Code that draws figures:
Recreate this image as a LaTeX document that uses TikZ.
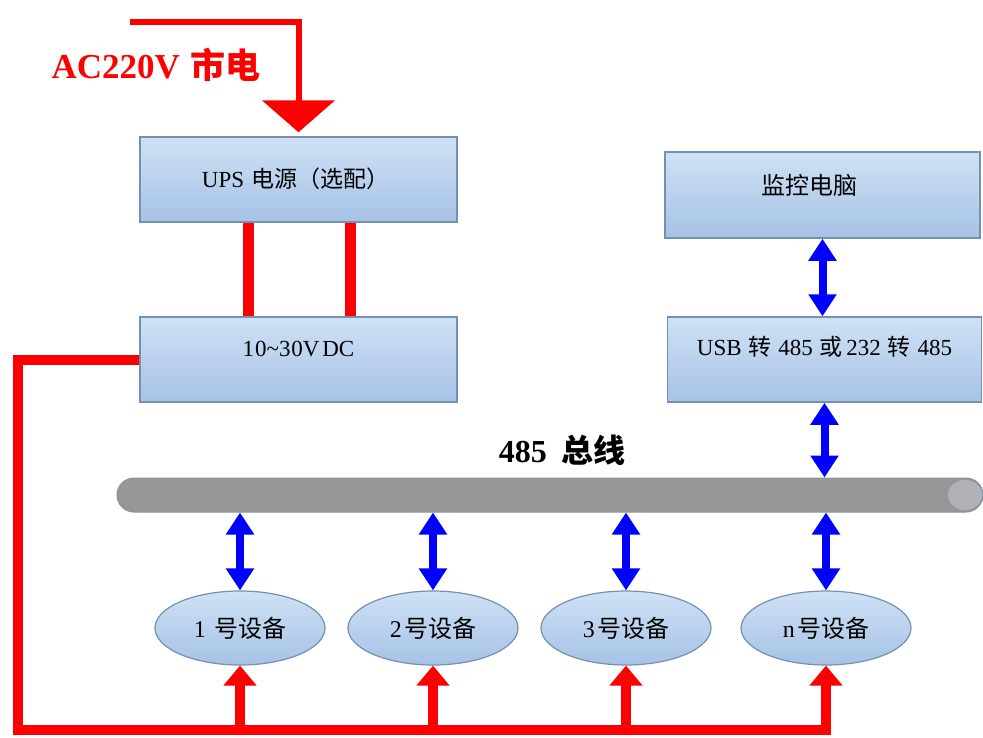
\documentclass[tikz,border=0pt]{standalone}
\usepackage{fontspec}
\setmainfont{Liberation Serif}
\newfontfamily\cjk{Noto Sans CJK SC}
\usetikzlibrary{arrows.meta,shapes.geometric,calc}
\definecolor{boxtop}{HTML}{CFE1F5}
\definecolor{boxbot}{HTML}{A6C2E6}
\definecolor{boxline}{HTML}{7590B0}
\definecolor{pwr}{HTML}{FF0000}
\definecolor{arrowblue}{HTML}{0000FF}
\definecolor{busgrey}{HTML}{979797}
\definecolor{busedge}{HTML}{8494A6}
\definecolor{capgrey}{HTML}{B0B2B8}
\begin{document}
\begin{tikzpicture}[x=1pt,y=-1pt,
  box/.style={draw=boxline, line width=1.5pt, top color=boxtop, bottom color=boxbot,
    minimum width=317pt, minimum height=85pt, inner sep=0pt},
  dev/.style={ellipse, draw=boxline, line width=1.2pt, top color=boxtop, bottom color=boxbot,
    minimum width=170pt, minimum height=74pt, inner sep=0pt, font=\fontsize{24}{27}\selectfont},
  txt/.style={font=\fontsize{23}{26}\selectfont, inner sep=0pt},
  barrow/.style={draw=arrowblue, line width=8pt,
    {Triangle[width=27pt,length=22pt]}-{Triangle[width=27pt,length=22pt]}},
  rarrow/.style={draw=pwr, line width=10pt, -{Triangle[width=32pt,length=20pt]}},
  rline/.style={draw=pwr, line width=10pt},
]
\useasboundingbox (0,0) rectangle (983,737);
\fill[white] (0,0) rectangle (983,737);

% boxes
\node[box] (ups) at (298.5,179.5) {};
\node[box] (dc) at (298.5,359.5) {};
\node[box, minimum width=315pt, minimum height=86pt] (mon) at (822.5,195) {};
\node[box, minimum width=314pt] (usb) at (824.5,359.5) {};

\node[txt] (upst) at ($(ups.center)+(-3,-1)$) {UPS\hspace{0.3em}{\cjk 电源（选配）}};
\node[txt] (dct) at ($(dc.center)+(0,-10)$) {1\hspace{0.04em}0\textasciitilde3\hspace{0.04em}0V\hspace{0.12em}DC};
\node[txt, font=\fontsize{24}{27}\selectfont] (mont) at ($(mon.center)+(-13,-10)$) {\cjk 监控电脑};
\node[txt] (usbt) at ($(usb.center)+(0,-13)$) {USB\hspace{0.3em}{\cjk 转}\hspace{0.3em}485\hspace{0.3em}{\cjk 或}\hspace{0.15em}232\hspace{0.3em}{\cjk 转}\hspace{0.3em}485};

% bus
\node[draw=busedge, line width=1pt, fill=busgrey, rounded corners=17pt,
  minimum width=866pt, minimum height=34pt, inner sep=0pt] (bus) at (550,495) {};
\fill[capgrey] (965,495) ellipse (17pt and 15pt);
\node[font=\fontsize{32}{35}\selectfont\bfseries, inner sep=0pt] (bust) at (562,450) {485\hspace{0.45em}{\cjk 总线}};

% devices
\node[dev] (d1) at (240,628) {1\hspace{0.35em}{\cjk 号设备}};
\node[dev] (d2) at (433,628) {2\hspace{0.1em}{\cjk 号设备}};
\node[dev] (d3) at (626,628) {3\hspace{0.1em}{\cjk 号设备}};
\node[dev] (dn) at (826,628) {n\hspace{0.1em}{\cjk 号设备}};

% AC input
\node[text=pwr, font=\fontsize{35}{38}\selectfont\bfseries, inner sep=0pt] (ac) at (156,65) {AC220V\hspace{0.3em}{\cjk 市电}};
\coordinate (acstart) at (130,22);
\draw[draw=pwr, line width=6pt, -{Triangle[width=72pt,length=32pt]}, shorten >=4pt]
  (acstart) -- (acstart -| ups.north) -- (ups.north);

% UPS to DC bars
\draw[rline, line width=11pt] ($(ups.south)+(-50,0)$) -- ($(dc.north)+(-50,0)$);
\draw[rline, line width=11pt] ($(ups.south)+(52,0)$) -- ($(dc.north)+(52,0)$);

% power line
\coordinate (pl) at (18,0);
\coordinate (bot) at (0,730);
\draw[rline, line join=miter] (dc.west) -- (dc.west -| pl) -- (pl |- bot) -- ($(dn.south |- bot)+(5,0)$);
\foreach \d in {d1,d2,d3,dn}{
  \draw[rarrow] (\d.south |- bot) -- (\d.south);
}

% blue arrows
\draw[barrow] (mon.south) -- (usb.north -| mon.south);
\draw[barrow] (usb.south) -- (bus.north -| usb.south);
\foreach \d in {d1,d2,d3,dn}{
  \draw[barrow] (bus.south -| \d.north) -- (\d.north);
}
\end{tikzpicture}
\end{document}
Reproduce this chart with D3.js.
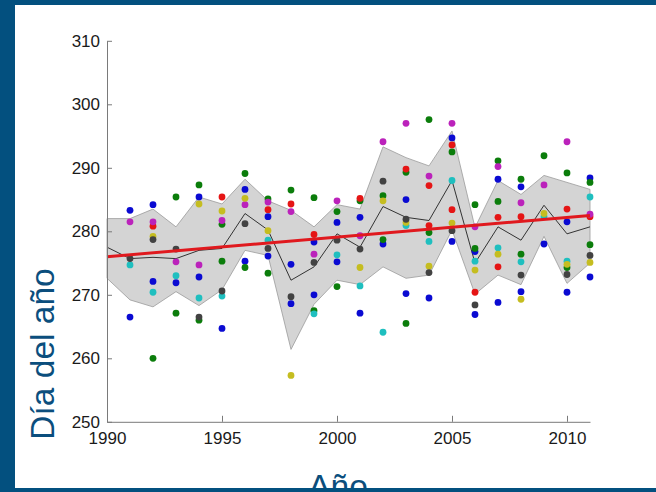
<!DOCTYPE html>
<html>
<head>
<meta charset="utf-8">
<script src="https://cdn.jsdelivr.net/npm/d3@7"></script>
<style>
  html, body { margin: 0; padding: 0; background: #fff; }
  svg { display: block; }
</style>
</head>
<body>
<svg id="chart" width="656" height="492"></svg>
<script>
// Observation years for the scattered day-of-year values
const years = [1991, 1992, 1993, 1994, 1995, 1996, 1997, 1998, 1999, 2000,
               2001, 2002, 2003, 2004, 2005, 2006, 2007, 2008, 2009, 2010, 2011];

// Day-of-year values per year, grouped by marker colour
const blueVals = [[283.3, 266.5], [284.2, 272.1], [271.9], [285.4, 272.8], [264.7], [286.6, 275.3],
  [282.3, 276.1], [274.8, 268.6], [278.3, 270.0], [281.4, 275.2], [282.2, 267.1], [278.0],
  [285.0, 270.2], [269.5], [294.7, 278.4], [276.8, 266.9], [288.2, 268.8], [287.0, 270.5],
  [278.0], [281.5, 270.4], [288.4, 272.8]];
const greenVals = [[], [260.0], [285.4, 267.1], [287.3, 266.0], [281.1, 275.3], [289.1, 274.3],
  [285.1, 273.4], [286.5], [285.3, 267.5], [283.1, 271.3], [284.8], [285.6, 278.7],
  [289.3, 265.5], [297.6, 279.8], [292.5], [284.2, 277.3], [291.1, 284.7], [288.2, 276.4],
  [291.9], [289.2, 274.3], [287.7, 277.9]];
const redVals = [[], [280.8], [], [], [285.4], [], [283.4], [284.3], [279.5], [], [285.2], [],
  [289.8], [287.2, 280.9], [293.6, 283.4], [270.4], [282.2, 274.4], [282.3], [], [283.5], [282.3]];
const cyanVals = [[274.7], [270.4], [273.0], [269.5], [269.8], [], [278.6], [], [267.0], [276.3],
  [271.4], [264.1], [280.9], [278.4], [288.0], [275.3], [277.4], [275.2], [282.3], [275.3], [285.4]];
const magentaVals = [[281.5], [281.5], [275.2], [274.7], [281.7], [284.2], [284.6], [283.1], [276.4],
  [284.8], [279.3], [294.1], [297.0], [288.7], [297.0], [280.7], [290.2], [284.5], [287.3], [294.1], [282.7]];
const yellowVals = [[], [279.2], [], [284.3], [283.2], [285.2], [280.1], [257.3], [], [], [274.3],
  [284.8], [281.4], [274.5], [281.3], [273.9], [276.4], [269.3], [282.8], [274.8], [275.1]];
const grayVals = [[275.7], [278.7], [277.2], [266.5], [270.6], [281.2], [277.3], [269.7], [275.1],
  [278.6], [277.2], [287.9], [281.9], [273.5], [280.1], [268.4], [], [273.1], [], [273.2], [276.2]];

// Yearly mean and spread envelope
const bandYears = [1990, 1991, 1992, 1993, 1994, 1995, 1996, 1997, 1998, 1999, 2000,
                   2001, 2002, 2003, 2004, 2005, 2006, 2007, 2008, 2009, 2010, 2011];
const meanVals  = [277.5, 275.7, 275.9, 275.7, 277.0, 277.3, 282.8, 280.2, 272.3, 274.4, 279.6,
                   277.5, 283.9, 282.2, 281.7, 288.0, 275.0, 280.7, 278.6, 284.1, 279.6, 280.7];
const upperVals = [282.0, 282.0, 283.5, 280.7, 285.4, 284.3, 288.2, 284.8, 283.3, 280.7, 284.2,
                   283.5, 293.3, 291.6, 290.3, 295.8, 280.6, 288.0, 285.8, 288.8, 287.7, 286.6];
const lowerVals = [272.6, 269.2, 268.1, 270.5, 268.3, 270.8, 277.0, 276.2, 261.4, 268.5, 272.3,
                   271.6, 274.4, 272.6, 273.1, 280.2, 270.1, 273.1, 271.6, 279.2, 271.8, 275.0];

// Linear trend endpoints
const trendYears = [1990, 2011];
const trendVals  = [276.0, 282.5];

// Axis ticks
const xTicks = [1990, 1995, 2000, 2005, 2010];
const yTicks = [250, 260, 270, 280, 290, 300, 310];

const seriesList = [
  { vals: blueVals,    color: "#0a0ad2" },
  { vals: greenVals,   color: "#0b7d0b" },
  { vals: redVals,     color: "#e51515" },
  { vals: cyanVals,    color: "#1fbfbf" },
  { vals: magentaVals, color: "#bb22bb" },
  { vals: yellowVals,  color: "#c5bd20" },
  { vals: grayVals,    color: "#424242" }
];

const W = 656, H = 492;
const frameColor = "#03507f";
const svg = d3.select("#chart");

// slide background
svg.append("rect").attr("width", W).attr("height", H).attr("fill", frameColor);
svg.append("rect").attr("x", 15).attr("y", 5).attr("width", W - 15).attr("height", 483).attr("fill", "#fff");

const x = d3.scaleLinear().domain([1990, 2011]).range([107, 590]);
const y = d3.scaleLinear().domain([250, 310]).range([421.8, 40.8]);

// spread envelope
const area = d3.area()
  .x((d, i) => x(bandYears[i]))
  .y0((d, i) => y(lowerVals[i]))
  .y1((d, i) => y(upperVals[i]));
svg.append("path")
  .datum(bandYears)
  .attr("d", area)
  .attr("fill", "#d4d4d4")
  .attr("stroke", "#9a9a9a")
  .attr("stroke-width", 0.8);

// yearly mean
const meanLine = d3.line().x((d, i) => x(bandYears[i])).y((d, i) => y(meanVals[i]));
svg.append("path")
  .datum(bandYears)
  .attr("d", meanLine)
  .attr("fill", "none")
  .attr("stroke", "#333")
  .attr("stroke-width", 1);

// scattered observations
seriesList.forEach(s => {
  const pts = [];
  years.forEach((yr, i) => s.vals[i].forEach(v => pts.push({ yr, v })));
  svg.append("g").selectAll("circle")
    .data(pts)
    .join("circle")
    .attr("cx", d => x(d.yr))
    .attr("cy", d => y(d.v))
    .attr("r", 3.4)
    .attr("fill", s.color);
});

// trend line
const trendLine = d3.line().x((d, i) => x(trendYears[i])).y((d, i) => y(trendVals[i]));
svg.append("path")
  .datum(trendYears)
  .attr("d", trendLine)
  .attr("fill", "none")
  .attr("stroke", "#e0191e")
  .attr("stroke-width", 3);

// axes
const tickFont = "'Liberation Sans', Arial, Helvetica, sans-serif";
const yAxis = svg.append("g")
  .attr("transform", `translate(${x(1990)},0)`)
  .call(d3.axisLeft(y).tickValues(yTicks).tickFormat(d3.format("d"))
    .tickSizeInner(-5).tickSizeOuter(0).tickPadding(7));
const xAxis = svg.append("g")
  .attr("transform", `translate(0,${y(250)})`)
  .call(d3.axisBottom(x).tickValues(xTicks).tickFormat(d3.format("d"))
    .tickSizeInner(-6).tickSizeOuter(0).tickPadding(10));
[yAxis, xAxis].forEach(g => {
  g.select(".domain").attr("stroke", "#7a7a7a").attr("stroke-width", 1);
  g.selectAll(".tick line").attr("stroke", "#7a7a7a");
  g.selectAll("text")
    .attr("fill", "#1a1a1a")
    .style("font-family", tickFont)
    .style("font-size", "17px");
});

// axis titles
const titleColor = "#0b4e7d";
svg.append("text")
  .attr("transform", "translate(54,354) rotate(-90)")
  .attr("text-anchor", "middle")
  .attr("fill", titleColor)
  .style("font-family", tickFont)
  .style("font-size", "33.5px")
  .text("Día del año");
svg.append("text")
  .attr("x", 338)
  .attr("y", 498)
  .attr("text-anchor", "middle")
  .attr("fill", titleColor)
  .style("font-family", tickFont)
  .style("font-size", "33.5px")
  .text("Año");

// bottom edge of the slide frame
svg.append("rect").attr("x", 0).attr("y", 488).attr("width", W).attr("height", H - 488).attr("fill", frameColor);
</script>
</body>
</html>
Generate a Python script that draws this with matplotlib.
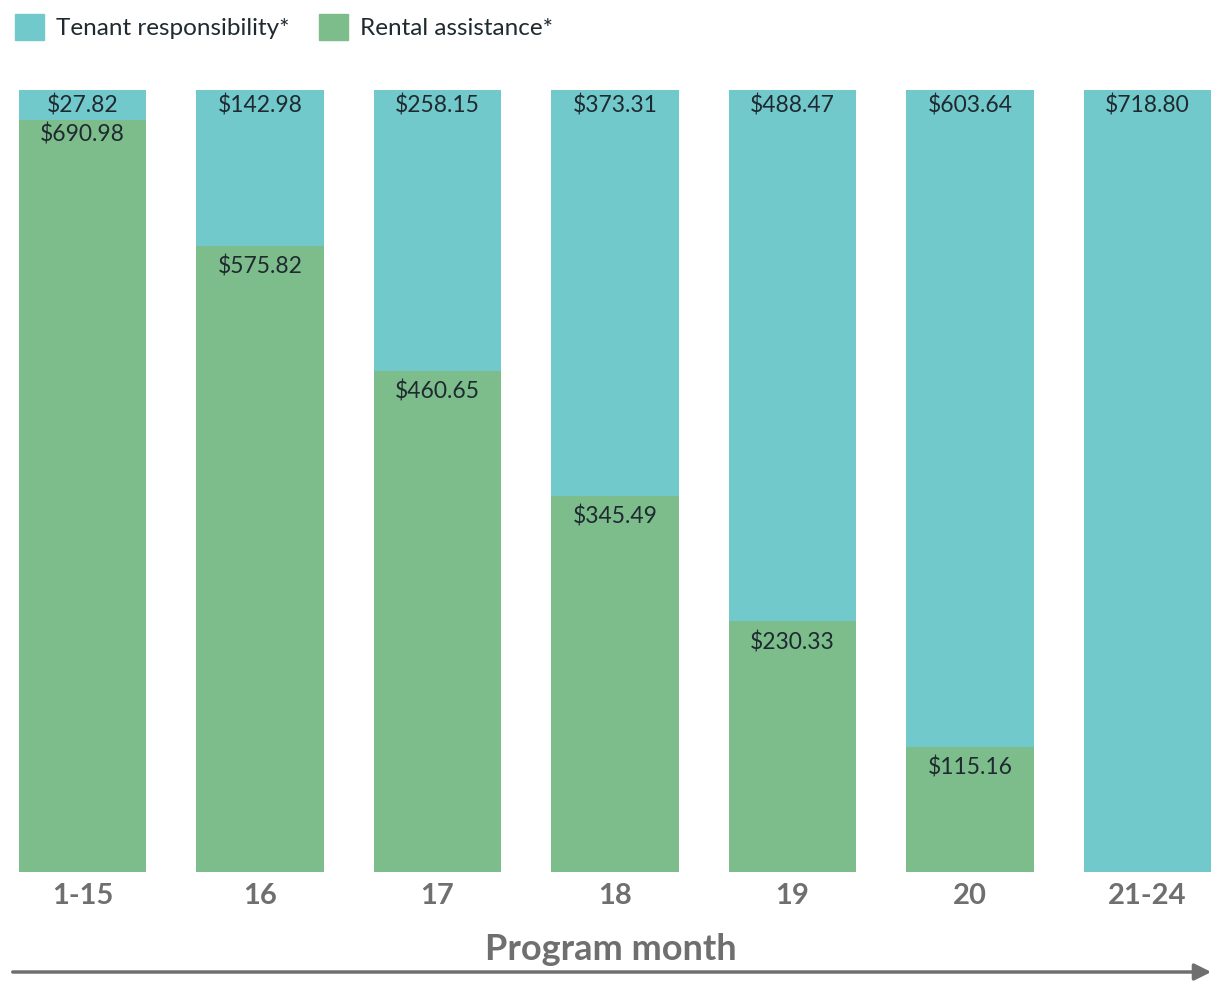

▸ REQUIRED WORK
From the listing above, pick out each line where the word "chart" appears.

▸ COMPLETED TASK
Reproduce this chart with D3.js.
<svg id="chart" width="656" height="492"></svg>
const svg = d3.select("#chart");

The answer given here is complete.